I thought I had found a solution for that problem:
I create a separate "dev" branch and make all intermediate commits.
Once the code is in good state, make a merge to master. So the master wouldn't contain "intermediate" commits but only "normal" commits.
Delete the "dev" branch with all intermediate commits.
But this doesn't work. When I make merge, not only the merge commit is included to master, but also all "intermediate" commits from "dev" branch too. So deleting "dev" branch gives nothing, its "intermediate" commits stay there.
So the questions is: is it possible to make merge in the way that master would include only its own commits + merge commit and not include the commits from the second branch? If it's impossible, could you advice me how to achieve my goal - to have the ability to temporary save intermediate results but also seamlessly delete them later?
When you merge your "dev" branch into master, try
git checkout master
git merge --squash dev
git commit -m "Add new feature."
The --squash
option will squash all of your intermediate changes into one big change.
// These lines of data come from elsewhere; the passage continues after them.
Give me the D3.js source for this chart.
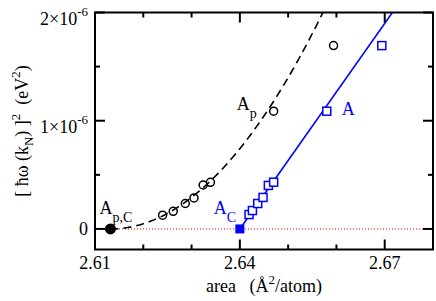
<!DOCTYPE html>
<html>
<head>
<meta charset="utf-8">
<script src="https://cdn.jsdelivr.net/npm/d3@7"></script>
<style>
  body { margin: 0; background: #fff; }
</style>
</head>
<body>
<div id="chart"></div>
<script>
// values in units of 1e-6 eV^2
const circleX = [2.6240, 2.6262, 2.6287, 2.6305, 2.6324, 2.6339, 2.6470, 2.6594];
const circleY = [0.127, 0.163, 0.235, 0.287, 0.406, 0.431, 1.088, 1.694];
const squareX = [2.6419, 2.6426, 2.6437, 2.6448, 2.6459, 2.6470, 2.6580, 2.6694];
const squareY = [0.133, 0.170, 0.235, 0.291, 0.402, 0.432, 1.088, 1.694];
const critical = [{ name: "Apc", x: 2.6132, y: 0 }, { name: "Ac", x: 2.64, y: 0 }];
// fits: quadratic from A_p,C, straight line from A_C
const quadCoef = 1033;
const lineSlope = 63.3;
const xTicks = [2.61, 2.64, 2.67];
const xMinor = [2.62, 2.63, 2.65, 2.66];
const yTicks = [0, 1, 2];
const yMinor = [0.5, 1.5];

const width = 436, height = 301;
const mLeft = 95, mRight = 433, mTop = 12.5, mBottom = 249.5;

const svg = d3.select("#chart").append("svg")
    .attr("width", width)
    .attr("height", height)
    .attr("font-family", "'Liberation Serif', 'DejaVu Serif', serif");

const x = d3.scaleLinear().domain([2.61, 2.68]).range([mLeft, mRight]);
const y = d3.scaleLinear().domain([-0.19, 2]).range([mBottom, mTop]);

svg.append("clipPath").attr("id", "clip")
    .append("rect")
    .attr("x", mLeft).attr("y", mTop)
    .attr("width", mRight - mLeft).attr("height", mBottom - mTop);

const plot = svg.append("g").attr("clip-path", "url(#clip)");

// zero line
plot.append("line")
    .attr("x1", mLeft).attr("x2", mRight)
    .attr("y1", y(0)).attr("y2", y(0))
    .attr("stroke", "#ff0000")
    .attr("stroke-width", 1)
    .attr("stroke-dasharray", "1,2");

// quadratic fit curve
const apc = critical[0];
const curve = d3.range(apc.x, 2.68, 0.0005).map(v => [v, quadCoef * (v - apc.x) * (v - apc.x)]);
plot.append("path")
    .datum(curve)
    .attr("fill", "none")
    .attr("stroke", "#000")
    .attr("stroke-width", 1.6)
    .attr("stroke-dasharray", "8,5")
    .attr("d", d3.line().x(d => x(d[0])).y(d => y(d[1])));

// linear fit
const ac = critical[1];
plot.append("line")
    .attr("x1", x(ac.x)).attr("y1", y(0))
    .attr("x2", x(ac.x + 2.2 / lineSlope)).attr("y2", y(2.2))
    .attr("stroke", "#0000ff")
    .attr("stroke-width", 1.6);

// open circles
plot.selectAll(".circ")
    .data(circleX)
    .enter()
    .append("circle")
    .attr("cx", d => x(d))
    .attr("cy", (d, i) => y(circleY[i]))
    .attr("r", 4)
    .attr("fill", "none")
    .attr("stroke", "#000")
    .attr("stroke-width", 1.5);

// open squares
plot.selectAll(".sq")
    .data(squareX)
    .enter()
    .append("rect")
    .attr("x", d => x(d) - 4)
    .attr("y", (d, i) => y(squareY[i]) - 4)
    .attr("width", 8)
    .attr("height", 8)
    .attr("fill", "#fff")
    .attr("stroke", "#0000ff")
    .attr("stroke-width", 1.5);

// critical points
svg.append("circle")
    .attr("cx", x(apc.x)).attr("cy", y(apc.y))
    .attr("r", 5.5).attr("fill", "#000");
svg.append("rect")
    .attr("x", x(ac.x) - 4.5).attr("y", y(ac.y) - 4.5)
    .attr("width", 9).attr("height", 9)
    .attr("fill", "#0000ff");

// frame
svg.append("rect")
    .attr("x", mLeft).attr("y", mTop)
    .attr("width", mRight - mLeft).attr("height", mBottom - mTop)
    .attr("fill", "none")
    .attr("stroke", "#000")
    .attr("stroke-width", 2);

// ticks
function xTick(v, len) {
    svg.append("line").attr("x1", x(v)).attr("x2", x(v))
        .attr("y1", mBottom).attr("y2", mBottom - len)
        .attr("stroke", "#000").attr("stroke-width", 2);
    svg.append("line").attr("x1", x(v)).attr("x2", x(v))
        .attr("y1", mTop).attr("y2", mTop + len)
        .attr("stroke", "#000").attr("stroke-width", 2);
}
function yTick(v, len) {
    svg.append("line").attr("y1", y(v)).attr("y2", y(v))
        .attr("x1", mLeft).attr("x2", mLeft + len)
        .attr("stroke", "#000").attr("stroke-width", 2);
    svg.append("line").attr("y1", y(v)).attr("y2", y(v))
        .attr("x1", mRight).attr("x2", mRight - len)
        .attr("stroke", "#000").attr("stroke-width", 2);
}
xTicks.forEach(v => xTick(v, 10));
xMinor.forEach(v => xTick(v, 5));
yTicks.forEach(v => yTick(v, 10));
yMinor.forEach(v => yTick(v, 5));

// tick labels
svg.selectAll(".xl")
    .data(xTicks)
    .enter()
    .append("text")
    .attr("x", d => x(d))
    .attr("y", mBottom + 19)
    .attr("text-anchor", "middle")
    .attr("font-size", 18)
    .text(d => d3.format(".2f")(d));

yTicks.forEach(v => {
    const t = svg.append("text")
        .attr("x", mLeft - 7)
        .attr("text-anchor", "end")
        .attr("font-size", 18);
    if (v === 0) {
        t.attr("y", y(v) + 6).text("0");
    } else {
        t.attr("y", y(v) + 12);
        t.append("tspan").text(v + "\u00d710");
        t.append("tspan").attr("dy", -9).attr("font-size", 13).text("-6");
    }
});

// axis titles
const xt = svg.append("text")
    .attr("x", (mLeft + mRight) / 2)
    .attr("y", 292)
    .attr("text-anchor", "middle")
    .attr("font-size", 18)
    .attr("xml:space", "preserve");
xt.append("tspan").text("area   (\u00c5");
xt.append("tspan").attr("dy", -8).attr("font-size", 13).text("2");
xt.append("tspan").attr("dy", 8).text("/atom)");

const yt = svg.append("text")
    .attr("transform", `translate(28,${(mTop + mBottom) / 2}) rotate(-90)`)
    .attr("text-anchor", "middle")
    .attr("font-size", 18)
    .attr("xml:space", "preserve");
yt.append("tspan").text("[ \u0127\u03c9 (k");
yt.append("tspan").attr("dy", 5).attr("font-size", 13).text("N");
yt.append("tspan").attr("dy", -5).text(") ]");
yt.append("tspan").attr("dy", -8).attr("font-size", 13).text("2");
yt.append("tspan").attr("dy", 8).text("  (eV");
yt.append("tspan").attr("dy", -8).attr("font-size", 13).text("2");
yt.append("tspan").attr("dy", 8).text(")");

// point labels
function label(px, py, main, sub, color) {
    const t = svg.append("text")
        .attr("x", px).attr("y", py)
        .attr("fill", color)
        .attr("font-size", 18);
    t.append("tspan").text(main);
    t.append("tspan").attr("dy", 8).attr("font-size", 14).text(sub);
}
label(x(apc.x) - 11, y(apc.y) - 15, "A", "p,C", "#000");
label(x(ac.x) - 26, y(ac.y) - 15, "A", "C", "#0000ff");
label(x(circleX[6]) - 37, y(circleY[6]) - 1, "A", "p", "#000");
label(x(squareX[6]) + 15, y(squareY[6]) + 4, "A", "", "#0000ff");
</script>
</body>
</html>
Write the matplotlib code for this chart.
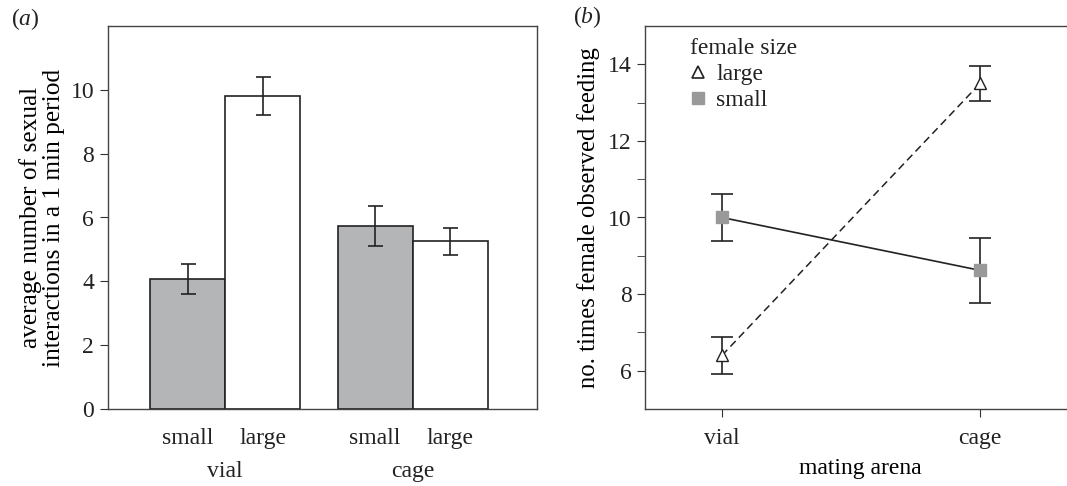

You can also use git rebase --interactive
if you need more finite control (e.g., reordering commits and doing multiple small squashes). This answer explains the differences between git merge --squash
and git rebase --interactive
.
What you want is a "squash" merge:
git checkout master
git merge --squash dev
git commit -m 'current stable work from dev branch'
What this does is create the same state in your working tree as a regular merge, but does not create a merge commit with all the intermediate commits as ancestors. The intermediate commits will not be part of the history of the master
branch. The documentation for this option from the git merge
manpage says:
Produce the working tree and index state as if a real merge happened (except for the merge information), but do not actually make a commit or move the
HEAD
, nor record$GIT_DIR/MERGE_HEAD
to cause the next git commit command to create a merge commit. This allows you to create a single commit on top of the current branch whose effect is the same as merging another branch (or more in case of an octopus).